Piombino Dese, a drab industrial town between Venice and Verona, has many small glass companies, including Vetrerie New Glass, founded by Franco Pellizzon in 1991 and one of several Glo-Ball suppliers. Pellizzon trained as a glassblower but saw no future for himself in the craft; he wanted to industrialize the process.
When the blob has reached a diameter of about six inches, it has already been handled by two or three blowers, who multitask like chefs.
Vetrerie New Glass can make 18 Glo-Balls per hour—Pellizzon keeps the operation tight in order to guarantee exceptional quality. The balls sit in a slow-cooling kiln for two hours; otherwise, they crack. With a fine abrasive cutting wheel, a young man slices off the parts that cling to the pole during the blowing process. A series of sanders and buffers make the aperture perfectly round and smooth: A flattener removes coarseness outside the cut, and a pointed sander that resembles a witch’s hat rubs out the circular opening.
Quality control is overseen by several women—the only female employees in the factory. They place the globes over a fluorescent bulb mounted on a rotating plywood sheet and check for nicks and discolorations. Vetrerie New Glass then transfers the globes to a local etcher, who dunks them into a corrosive hydrofluoric-acid solution that removes the shine and makes the outer surface matte—crucial for diffusion and durability.
West of Piombino Dese, in Bovezzo, the well-tended Glo-Balls meet the other parts of the lamp: laminated tubular steel stands, bases, and electronic components sourced in Milan.
At first glance the base seems unremarkable. Its intention—to disappear below the globe—is well met. And yet, its seemingly simple character owes its existence to modern technology.
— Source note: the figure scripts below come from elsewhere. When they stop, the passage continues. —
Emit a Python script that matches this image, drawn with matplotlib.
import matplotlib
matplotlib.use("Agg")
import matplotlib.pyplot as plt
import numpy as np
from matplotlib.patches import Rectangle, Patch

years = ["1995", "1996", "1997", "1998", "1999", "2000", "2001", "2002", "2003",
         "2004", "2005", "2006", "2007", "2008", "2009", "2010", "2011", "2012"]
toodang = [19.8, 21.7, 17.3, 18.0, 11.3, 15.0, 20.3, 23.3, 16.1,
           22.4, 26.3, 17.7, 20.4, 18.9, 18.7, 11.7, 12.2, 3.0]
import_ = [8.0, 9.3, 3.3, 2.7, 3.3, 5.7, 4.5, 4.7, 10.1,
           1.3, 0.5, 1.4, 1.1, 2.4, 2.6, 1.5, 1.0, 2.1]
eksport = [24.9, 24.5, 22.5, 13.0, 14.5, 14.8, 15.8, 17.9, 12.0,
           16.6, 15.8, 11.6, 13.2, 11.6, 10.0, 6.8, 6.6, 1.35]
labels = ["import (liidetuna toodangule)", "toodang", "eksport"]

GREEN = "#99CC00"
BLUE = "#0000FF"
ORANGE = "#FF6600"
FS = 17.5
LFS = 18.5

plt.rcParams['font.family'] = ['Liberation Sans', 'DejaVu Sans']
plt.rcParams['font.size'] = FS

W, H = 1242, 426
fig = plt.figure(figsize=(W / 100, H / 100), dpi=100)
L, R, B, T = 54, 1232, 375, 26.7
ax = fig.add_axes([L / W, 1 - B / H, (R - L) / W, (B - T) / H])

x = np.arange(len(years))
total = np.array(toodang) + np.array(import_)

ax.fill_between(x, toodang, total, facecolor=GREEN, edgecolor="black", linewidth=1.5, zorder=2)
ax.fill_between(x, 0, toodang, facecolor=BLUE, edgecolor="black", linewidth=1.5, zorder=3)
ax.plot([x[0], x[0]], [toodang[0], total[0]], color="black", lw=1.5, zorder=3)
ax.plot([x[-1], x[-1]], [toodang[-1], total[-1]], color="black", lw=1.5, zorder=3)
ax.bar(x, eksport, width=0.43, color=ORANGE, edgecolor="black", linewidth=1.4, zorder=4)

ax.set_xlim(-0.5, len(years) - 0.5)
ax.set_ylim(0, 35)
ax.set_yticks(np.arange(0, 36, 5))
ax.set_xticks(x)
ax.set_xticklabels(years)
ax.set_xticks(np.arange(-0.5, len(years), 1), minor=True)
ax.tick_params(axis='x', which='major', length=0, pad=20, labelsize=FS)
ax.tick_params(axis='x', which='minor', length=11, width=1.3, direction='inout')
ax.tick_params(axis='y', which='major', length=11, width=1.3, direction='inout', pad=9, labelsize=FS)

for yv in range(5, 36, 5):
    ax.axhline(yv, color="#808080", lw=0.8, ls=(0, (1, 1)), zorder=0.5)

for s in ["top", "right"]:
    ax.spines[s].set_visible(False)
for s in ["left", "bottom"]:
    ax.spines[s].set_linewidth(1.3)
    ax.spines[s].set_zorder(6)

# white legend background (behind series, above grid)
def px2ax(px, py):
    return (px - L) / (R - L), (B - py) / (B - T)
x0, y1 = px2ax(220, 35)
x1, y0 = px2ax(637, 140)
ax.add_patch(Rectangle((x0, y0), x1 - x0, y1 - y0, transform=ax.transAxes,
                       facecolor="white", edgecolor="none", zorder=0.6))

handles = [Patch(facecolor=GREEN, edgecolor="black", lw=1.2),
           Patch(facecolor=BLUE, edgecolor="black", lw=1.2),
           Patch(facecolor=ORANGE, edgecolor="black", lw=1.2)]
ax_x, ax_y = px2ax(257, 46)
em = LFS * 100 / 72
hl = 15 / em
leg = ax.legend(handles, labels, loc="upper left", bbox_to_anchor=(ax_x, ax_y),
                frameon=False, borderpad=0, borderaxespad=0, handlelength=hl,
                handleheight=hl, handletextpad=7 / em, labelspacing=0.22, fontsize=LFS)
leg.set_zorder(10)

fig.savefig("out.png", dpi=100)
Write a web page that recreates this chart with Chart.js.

“A cylinder gets run through a computer-numerically-controlled cutting machine to become a truncated cone,” says Giambattista Scalfi, Flos’s director of research and development. The result is a subtly proportioned piece that connects the flat circular base to a narrow tubular pole so the lamp can stand. A coat of gray paint makes it all look a bit like aluminum: a material illusion of weightlessness beneath the globe, which is in fact quite heavy. Unlike the staff decked out in T-shirts and shorts in Piombino Dese, here the factory workers wear matching orange shirts perhaps more suited to the mechanical and tidy processes they execute.